<<<<
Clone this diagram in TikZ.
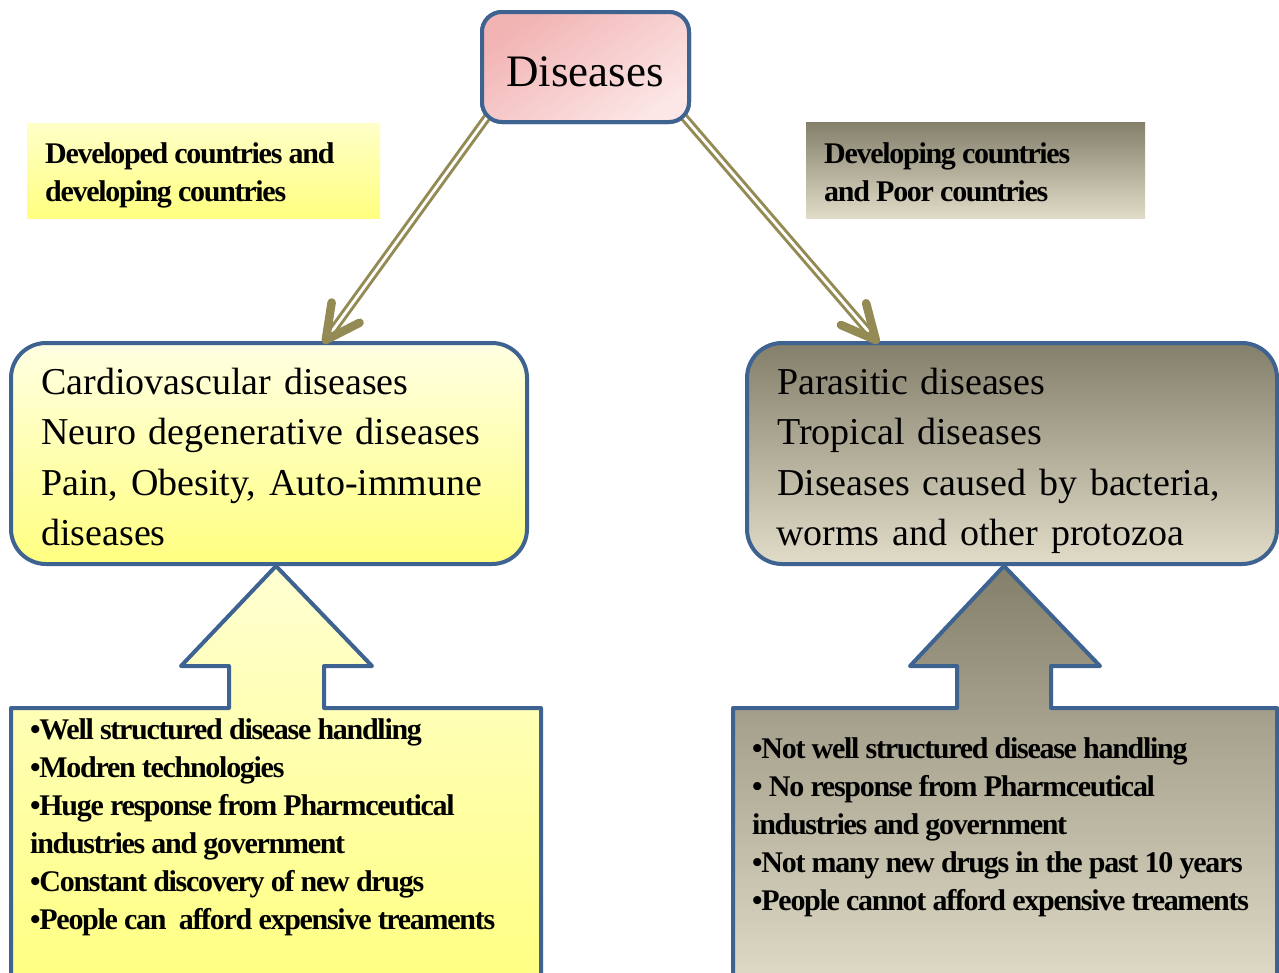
\documentclass[tikz,border=0pt]{standalone}
\usepackage{fontspec}
\setmainfont{Liberation Serif}
\newfontfamily\mainf[WordSpace=1.35]{Liberation Serif}
\newfontfamily\cbf[LetterSpace=-4.3]{Liberation Serif}
\usetikzlibrary{calc}
\definecolor{bord}{HTML}{3F6391}
\definecolor{olive}{HTML}{948A54}
\definecolor{pinkA}{HTML}{F2B3B3}
\definecolor{pinkB}{HTML}{FCE6E6}
\definecolor{yelA}{HTML}{FFFFE3}
\definecolor{yelB}{HTML}{FFFF80}
\definecolor{yelC}{HTML}{FFFFD2}
\definecolor{yelD}{HTML}{FFFFC8}
\definecolor{gryA}{HTML}{837F6B}
\definecolor{gryB}{HTML}{E0DCC7}
\begin{document}
\begin{tikzpicture}[x=1pt,y=-1pt,
  boxst/.style={draw=bord,line width=4pt,inner sep=0pt,outer sep=0pt},
  capst/.style={inner sep=0pt,outer sep=0pt},
  blk/.style={draw=bord,line width=4pt,line join=round},
  shaft/.style={draw=olive,double=white,line width=3pt,double distance=2.8pt,shorten >=5pt},
  headst/.style={draw=olive,line width=8.5pt,line cap=round,line join=round},
  bigtxt/.style={anchor=base west,inner sep=0pt,font=\mainf\fontsize{38}{46}\selectfont},
  smtxt/.style={anchor=base west,inner sep=0pt,font=\cbf\bfseries\fontsize{30}{36}\selectfont}]
\useasboundingbox (0,0) rectangle (1279,972);
\fill[white] (0,0) rectangle (1279,972);
% captions
\node[capst,minimum width=353pt,minimum height=95pt,top color=yelD,bottom color=yelB] (capL) at (203.5,170.5) {};
\node[capst,minimum width=339pt,minimum height=96pt,top color=gryA,bottom color=gryB] (capR) at (975.5,170) {};
\node[smtxt] (capL1) at (45,163) {Developed countries and};
\node[smtxt] (capL2) at (45,201) {developing countries};
\node[smtxt] (capR1) at (824,163) {Developing countries};
\node[smtxt] (capR2) at (824,201) {and Poor countries};
% main boxes
\node[boxst,rounded corners=35pt,minimum width=516pt,minimum height=221pt,top color=yelA,bottom color=yelB] (lb) at (269,453.5) {};
\node[boxst,rounded corners=35pt,minimum width=530pt,minimum height=221pt,top color=gryA,bottom color=gryB] (rb) at (1012,453.5) {};
% connectors
\coordinate (tL) at ($(lb.north west)!0.61!(lb.north east)+(0,-3)$);
\coordinate (tR) at ($(rb.north west)!0.243!(rb.north east)+(0,-3)$);
\node[boxst,rounded corners=20pt,minimum width=207pt,minimum height=110pt,top color=pinkA,bottom color=pinkB,shading angle=35] (dis) at (585.5,67) {};
\coordinate (sL) at ($(dis.south west)+(6,-6)$);
\coordinate (sR) at ($(dis.south east)+(-6,-6)$);
\draw[shaft] (sL) -- (tL);
\draw[shaft] (sR) -- (tR);
\draw[headst] ($(tL)!38pt!27:(sL)$) -- (tL) -- ($(tL)!38pt!-27:(sL)$);
\draw[headst] ($(tR)!38pt!26:(sR)$) -- (tR) -- ($(tR)!38pt!-26:(sR)$);
\node[boxst,rounded corners=20pt,minimum width=207pt,minimum height=110pt,top color=pinkA,bottom color=pinkB,shading angle=35] (dis2) at (dis.center) {};
\node[anchor=base,inner sep=0pt,font=\fontsize{45}{50}\selectfont] (distxt) at (585,86) {Diseases};
% main texts
\node[bigtxt] (l1) at (41,394) {Cardiovascular diseases};
\node[bigtxt] (l2) at (41,444.5) {Neuro degenerative diseases};
\node[bigtxt] (l3) at (41,495) {Pain, Obesity, Auto-immune};
\node[bigtxt] (l4) at (41,545.5) {diseases};
\node[bigtxt] (r1) at (777,394) {Parasitic diseases};
\node[bigtxt] (r2) at (777,444.5) {Tropical diseases};
\node[bigtxt] (r3) at (777,495) {Diseases caused by bacteria,};
\node[bigtxt] (r4) at (776,545.5) {worms and other protozoa};
% block arrows with boxes
\draw[blk,top color=yelC,bottom color=yelB] (11,990) -- (11,708) -- (229,708) -- (229,666) -- (181,666) -- (276,566) -- (372,666) -- (324,666) -- (324,708) -- (541,708) -- (541,990) -- cycle;
\draw[blk,top color=gryA,bottom color=gryB] (733,990) -- (733,708) -- (957,708) -- (957,666) -- (910,666) -- (1004,566) -- (1100,666) -- (1051,666) -- (1051,708) -- (1277,708) -- (1277,990) -- cycle;
% bottom texts
\node[smtxt] (b1) at (30,739) {•Well structured disease handling};
\node[smtxt] (b2) at (30,777) {•Modren technologies};
\node[smtxt] (b3) at (30,815) {•Huge response from Pharmceutical};
\node[smtxt] (b4) at (30,853) {industries and government};
\node[smtxt] (b5) at (30,891) {•Constant discovery of new drugs};
\node[smtxt] (b6) at (30,929) {•People can\hspace{6pt} afford expensive treaments};
\node[smtxt] (c1) at (752,758) {•Not well structured disease handling};
\node[smtxt] (c2) at (752,796) {• No response from Pharmceutical};
\node[smtxt] (c3) at (752,834) {industries and government};
\node[smtxt] (c4) at (752,872) {•Not many new drugs in the past 10 years};
\node[smtxt] (c5) at (752,910) {•People cannot afford expensive treaments};
\end{tikzpicture}
\end{document}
>>>>
* [Exercise description]: Return the material word for word. Pictures are not part of the copy.

* [The answer]:
Clone this diagram in TikZ.
\documentclass[tikz,border=0pt]{standalone}
\usepackage{fontspec}
\setmainfont{Liberation Serif}
\newfontfamily\mainf[WordSpace=1.35]{Liberation Serif}
\newfontfamily\cbf[LetterSpace=-4.3]{Liberation Serif}
\usetikzlibrary{calc}
\definecolor{bord}{HTML}{3F6391}
\definecolor{olive}{HTML}{948A54}
\definecolor{pinkA}{HTML}{F2B3B3}
\definecolor{pinkB}{HTML}{FCE6E6}
\definecolor{yelA}{HTML}{FFFFE3}
\definecolor{yelB}{HTML}{FFFF80}
\definecolor{yelC}{HTML}{FFFFD2}
\definecolor{yelD}{HTML}{FFFFC8}
\definecolor{gryA}{HTML}{837F6B}
\definecolor{gryB}{HTML}{E0DCC7}
\begin{document}
\begin{tikzpicture}[x=1pt,y=-1pt,
  boxst/.style={draw=bord,line width=4pt,inner sep=0pt,outer sep=0pt},
  capst/.style={inner sep=0pt,outer sep=0pt},
  blk/.style={draw=bord,line width=4pt,line join=round},
  shaft/.style={draw=olive,double=white,line width=3pt,double distance=2.8pt,shorten >=5pt},
  headst/.style={draw=olive,line width=8.5pt,line cap=round,line join=round},
  bigtxt/.style={anchor=base west,inner sep=0pt,font=\mainf\fontsize{38}{46}\selectfont},
  smtxt/.style={anchor=base west,inner sep=0pt,font=\cbf\bfseries\fontsize{30}{36}\selectfont}]
\useasboundingbox (0,0) rectangle (1279,972);
\fill[white] (0,0) rectangle (1279,972);
% captions
\node[capst,minimum width=353pt,minimum height=95pt,top color=yelD,bottom color=yelB] (capL) at (203.5,170.5) {};
\node[capst,minimum width=339pt,minimum height=96pt,top color=gryA,bottom color=gryB] (capR) at (975.5,170) {};
\node[smtxt] (capL1) at (45,163) {Developed countries and};
\node[smtxt] (capL2) at (45,201) {developing countries};
\node[smtxt] (capR1) at (824,163) {Developing countries};
\node[smtxt] (capR2) at (824,201) {and Poor countries};
% main boxes
\node[boxst,rounded corners=35pt,minimum width=516pt,minimum height=221pt,top color=yelA,bottom color=yelB] (lb) at (269,453.5) {};
\node[boxst,rounded corners=35pt,minimum width=530pt,minimum height=221pt,top color=gryA,bottom color=gryB] (rb) at (1012,453.5) {};
% connectors
\coordinate (tL) at ($(lb.north west)!0.61!(lb.north east)+(0,-3)$);
\coordinate (tR) at ($(rb.north west)!0.243!(rb.north east)+(0,-3)$);
\node[boxst,rounded corners=20pt,minimum width=207pt,minimum height=110pt,top color=pinkA,bottom color=pinkB,shading angle=35] (dis) at (585.5,67) {};
\coordinate (sL) at ($(dis.south west)+(6,-6)$);
\coordinate (sR) at ($(dis.south east)+(-6,-6)$);
\draw[shaft] (sL) -- (tL);
\draw[shaft] (sR) -- (tR);
\draw[headst] ($(tL)!38pt!27:(sL)$) -- (tL) -- ($(tL)!38pt!-27:(sL)$);
\draw[headst] ($(tR)!38pt!26:(sR)$) -- (tR) -- ($(tR)!38pt!-26:(sR)$);
\node[boxst,rounded corners=20pt,minimum width=207pt,minimum height=110pt,top color=pinkA,bottom color=pinkB,shading angle=35] (dis2) at (dis.center) {};
\node[anchor=base,inner sep=0pt,font=\fontsize{45}{50}\selectfont] (distxt) at (585,86) {Diseases};
% main texts
\node[bigtxt] (l1) at (41,394) {Cardiovascular diseases};
\node[bigtxt] (l2) at (41,444.5) {Neuro degenerative diseases};
\node[bigtxt] (l3) at (41,495) {Pain, Obesity, Auto-immune};
\node[bigtxt] (l4) at (41,545.5) {diseases};
\node[bigtxt] (r1) at (777,394) {Parasitic diseases};
\node[bigtxt] (r2) at (777,444.5) {Tropical diseases};
\node[bigtxt] (r3) at (777,495) {Diseases caused by bacteria,};
\node[bigtxt] (r4) at (776,545.5) {worms and other protozoa};
% block arrows with boxes
\draw[blk,top color=yelC,bottom color=yelB] (11,990) -- (11,708) -- (229,708) -- (229,666) -- (181,666) -- (276,566) -- (372,666) -- (324,666) -- (324,708) -- (541,708) -- (541,990) -- cycle;
\draw[blk,top color=gryA,bottom color=gryB] (733,990) -- (733,708) -- (957,708) -- (957,666) -- (910,666) -- (1004,566) -- (1100,666) -- (1051,666) -- (1051,708) -- (1277,708) -- (1277,990) -- cycle;
% bottom texts
\node[smtxt] (b1) at (30,739) {•Well structured disease handling};
\node[smtxt] (b2) at (30,777) {•Modren technologies};
\node[smtxt] (b3) at (30,815) {•Huge response from Pharmceutical};
\node[smtxt] (b4) at (30,853) {industries and government};
\node[smtxt] (b5) at (30,891) {•Constant discovery of new drugs};
\node[smtxt] (b6) at (30,929) {•People can\hspace{6pt} afford expensive treaments};
\node[smtxt] (c1) at (752,758) {•Not well structured disease handling};
\node[smtxt] (c2) at (752,796) {• No response from Pharmceutical};
\node[smtxt] (c3) at (752,834) {industries and government};
\node[smtxt] (c4) at (752,872) {•Not many new drugs in the past 10 years};
\node[smtxt] (c5) at (752,910) {•People cannot afford expensive treaments};
\end{tikzpicture}
\end{document}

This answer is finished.